See, a true servant of God won’t do something so that God will love him/her, but will do something because of their love for God and His love for them.
James said that faith without works is dead. We don’t do things to be seen as good, but because we are in Christ, we are good. Everything we do in accordance to God’s Will is because of our faith in and love for Him, who first loved us while we were still His enemies. Our relationship with God causes us to want to do more for Him, and such was the way with David and the Lord.
- What do you think? Does God need a house on earth to live in? Why or why not?
- The Apostle Paul tells us that we are temples (or vessels) of the Holy Spirit. So as those who possess the Holy Spirit inside them, it’s like saying that we (the Church) are God’s house, or dwelling place (too deep?). So what do you think, would you consider yourself a worthy dwelling place for God? (careful how you answer this).
- What are some things you can think of that you may have taken from other religions in your own worship and religious practices? What are some of the dangers you can think of from practicing these which are not instructions from God? Are there any dangers? Discuss among others.

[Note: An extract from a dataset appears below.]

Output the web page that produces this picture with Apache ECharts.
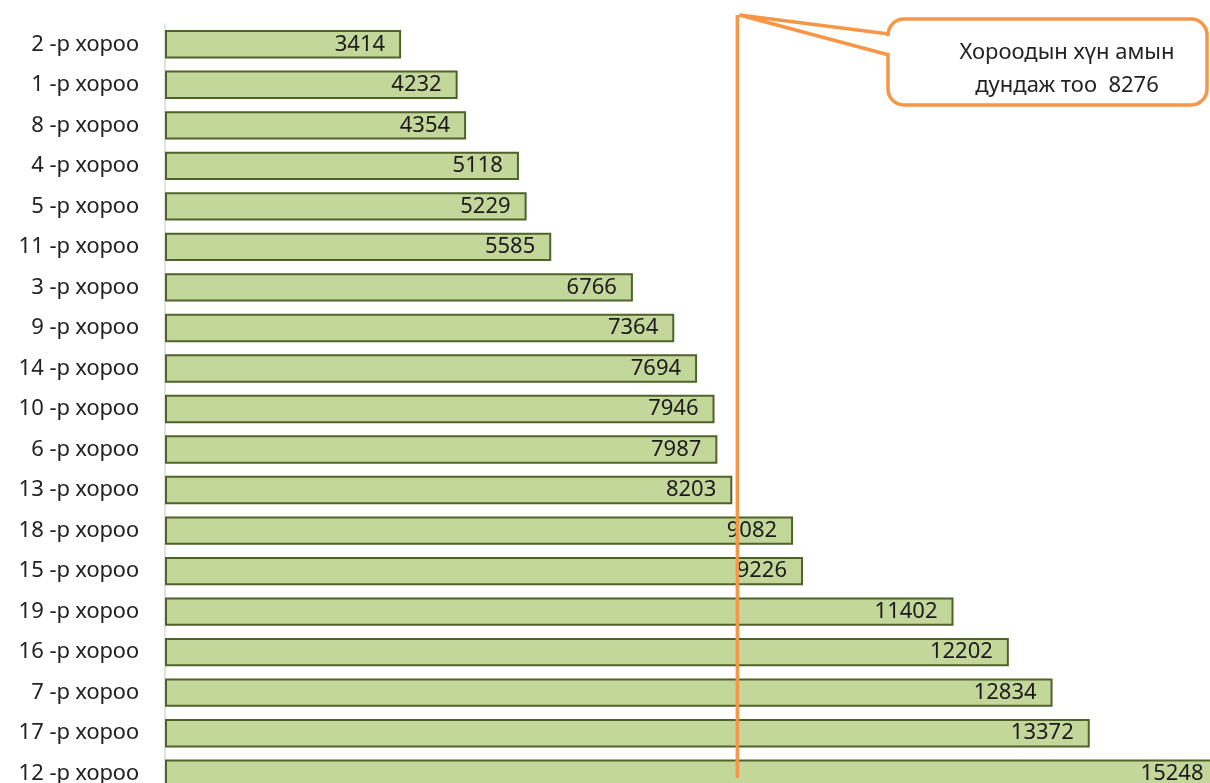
<!DOCTYPE html>
<html>
<head>
<meta charset="utf-8">
<script src="https://cdn.jsdelivr.net/npm/echarts@6/dist/echarts.min.js"></script>
<style>
  html, body { margin: 0; padding: 0; background: #fff; }
  #panel { width: 1210px; height: 783px; }
</style>
</head>
<body>
<div id="panel"></div>
<script>
// хороо бүрийн хүн ам (дээрээс доош)
var categories = ['2 -р хороо', '1 -р хороо', '8 -р хороо', '4 -р хороо', '5 -р хороо',
    '11 -р хороо', '3 -р хороо', '9 -р хороо', '14 -р хороо', '10 -р хороо', '6 -р хороо',
    '13 -р хороо', '18 -р хороо', '15 -р хороо', '19 -р хороо', '16 -р хороо', '7 -р хороо',
    '17 -р хороо', '12 -р хороо'];
var population = [3414, 4232, 4354, 5118, 5229, 5585, 6766, 7364, 7694, 7946, 7987,
    8203, 9082, 9226, 11402, 12202, 12834, 13372, 15248];
var average = 8276;
var calloutLines = ['Хороодын хүн амын', 'дундаж тоо  8276'];

var FONT = 'Noto Sans';
var ORANGE = '#f79646';

chartDom = document.getElementById('panel');
myChart = echarts.init(chartDom);

myChart.setOption({
    animation: false,
    grid: {
        left: 165, top: 24, width: 1065, height: 770,
        containLabel: false, outerBoundsMode: 'none'
    },
    xAxis: {
        type: 'value', min: 0, max: 15400, show: false
    },
    yAxis: {
        type: 'category', data: categories, inverse: true,
        axisLine: { show: true, lineStyle: { color: '#d9d9d9', width: 1.5 } },
        axisTick: { show: false },
        axisLabel: { color: '#222', fontSize: 22, fontFamily: FONT, margin: 26 }
    },
    series: [{
        type: 'bar',
        data: population,
        clip: false,
        barCategoryGap: '30%',
        itemStyle: { color: '#c4d79b', borderColor: '#4f6228', borderWidth: 2 },
        label: {
            show: true, position: 'insideRight', distance: 16,
            color: '#1a1a1a', fontSize: 22, fontFamily: FONT
        }
    }]
});

/** дундаж шугам ба тайлбар */
function drawCallout() {
    var x = myChart.convertToPixel({ xAxisIndex: 0 }, average);
    var tipY = 15;
    var bx0 = 888, by0 = 19, bx1 = 1207, by1 = 105;
    myChart.setOption({
        graphic: [
            {
                type: 'line', z: 100,
                shape: { x1: x, y1: tipY, x2: x, y2: 778 },
                style: { stroke: ORANGE, lineWidth: 3.5 }
            },
            {
                type: 'rect', z: 100,
                shape: { x: bx0, y: by0, width: bx1 - bx0, height: by1 - by0, r: 16 },
                style: { fill: '#fff', stroke: ORANGE, lineWidth: 3.5 }
            },
            {
                type: 'line', z: 101,
                shape: { x1: bx0, y1: by0 + 17, x2: bx0, y2: by0 + 34 },
                style: { stroke: '#fff', lineWidth: 5 }
            },
            {
                type: 'polyline', z: 102,
                shape: { points: [[bx0 + 1, by0 + 15], [x + 2, tipY], [bx0 + 1, by0 + 36]] },
                style: { stroke: ORANGE, lineWidth: 3.5, fill: null, lineJoin: 'miter' }
            },
            {
                type: 'text', z: 103, x: 1067, y: 53,
                style: {
                    text: calloutLines[0], fill: '#222', font: '22px "' + FONT + '"',
                    align: 'center', verticalAlign: 'middle'
                }
            },
            {
                type: 'text', z: 103, x: 1067, y: 86,
                style: {
                    text: calloutLines[1], fill: '#222', font: '22px "' + FONT + '"',
                    align: 'center', verticalAlign: 'middle'
                }
            }
        ]
    });
}
drawCallout();
</script>
</body>
</html>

3. David’s humility upon hearing the Lord’s awesome plans and promise:
- David: “Who am I that you should do this for me?” (Of course, the first thing that pops into my brain when I read this was Casting Crowns’ song, “Who Am I?”)
- Nebuchadnezzar once said: “I’ve done all this myself. I deserve this.”
- Compare the 2 responses in #3. How did each respond? What was behind their responses? Who’s being glorified in each?
- How do we respond to God’s Blessings and promises, especially those He has yet to do?